Christopher L. Tomlins
Christopher Lawrence Tomlins is Chancellor's Professor of Law at the University of California Irvine School of Law and Research Professor Emeritus at the American Bar Foundation. Before joining the American Bar Foundation in 1992, he was Reader in Legal Studies at La Trobe University, Melbourne (Australia). He has a Ph.D. in History (Johns Hopkins) and a fine collection of Masters’ Degrees – in Politics, Philosophy and Economics (Oxford), in American Studies (University of Sussex), and in History (Johns Hopkins).
Chris Tomlins is well known as a legal historian whose interests and research are cast very broadly – from sixteenth century England to twentieth century America; from the legal culture of work and labor to the interrelations of law and literature; from the jurisprudence of Francisco de Vitoria of Salamanca to the revolutionary Marxism of Walter Benjamin. Since beginning his academic career in 1980, Tomlins has written or edited nine books, of which the most recent is Freedom Bound: Law, Labor, and Civic Identity in Colonizing English America, 1580-1865 (2010) (also available here). In March 2011 Freedom Bound was awarded the Bancroft Prize, given annually by the trustees of Columbia University. The book has also been awarded the Hurst Prize of the Law and Society Association, the John Phillip Reid Prize of the American Society for Legal History, and named a Choice "Outstanding Academic Title" for 2011.

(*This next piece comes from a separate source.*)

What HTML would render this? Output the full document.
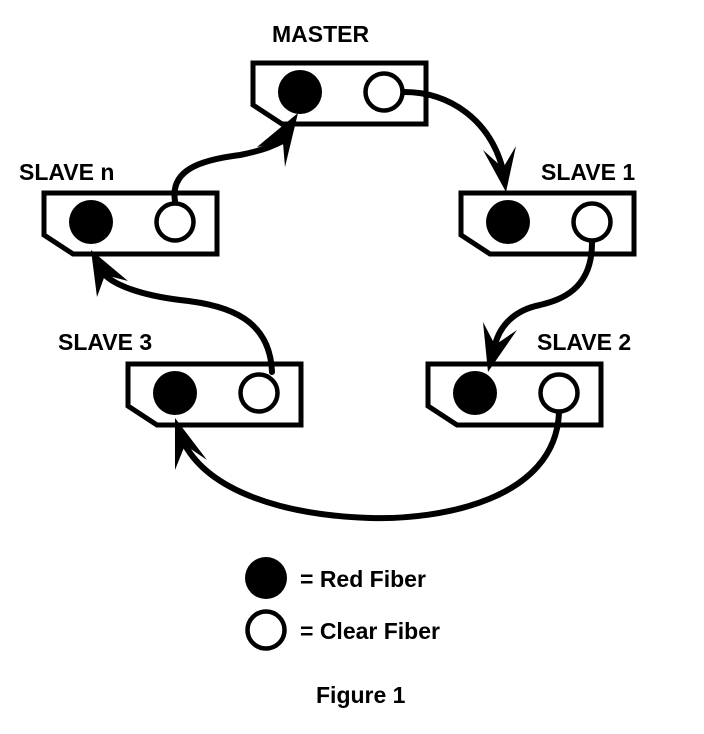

Other recent books include the multi-volume Cambridge History of Law in America (published in April 2008, co-edited with Michael Grossberg of Indiana University) and The United States Supreme Court: The Pursuit of Justice (2005). Earlier books include The Many Legalities of Early America (2000), Law, Labor, and Ideology in the Early American Republic (1993), Labor Law in America (1992), and The State and the Unions (1985)
Tomlins has also published more than a hundred chapters, articles, working papers and other bits and pieces. From 1995 until 2004, he was editor of the Law and History Review. Since 2005 he has been first co-editor (with Jack Heinz) then sole editor of Law & Social Inquiry. He also edits the Cambridge University Press book series Cambridge Historical Studies in American Law and Society. His publications have been awarded the Surrency prize of the American Society for Legal History, the Littleton-Griswold prize of the American Historical Association and the J. Willard Hurst prize of the Law and Society Association.
Current research addresses (a) "republican law" 1776-1832; (b) the historiography of legal history "after" Critical Legal History; (c) Walter Benjamin's historical materialism, and (d) The Southampton, Virginia, Slave Rebellion of 1831.
In his spare time he likes to sleep.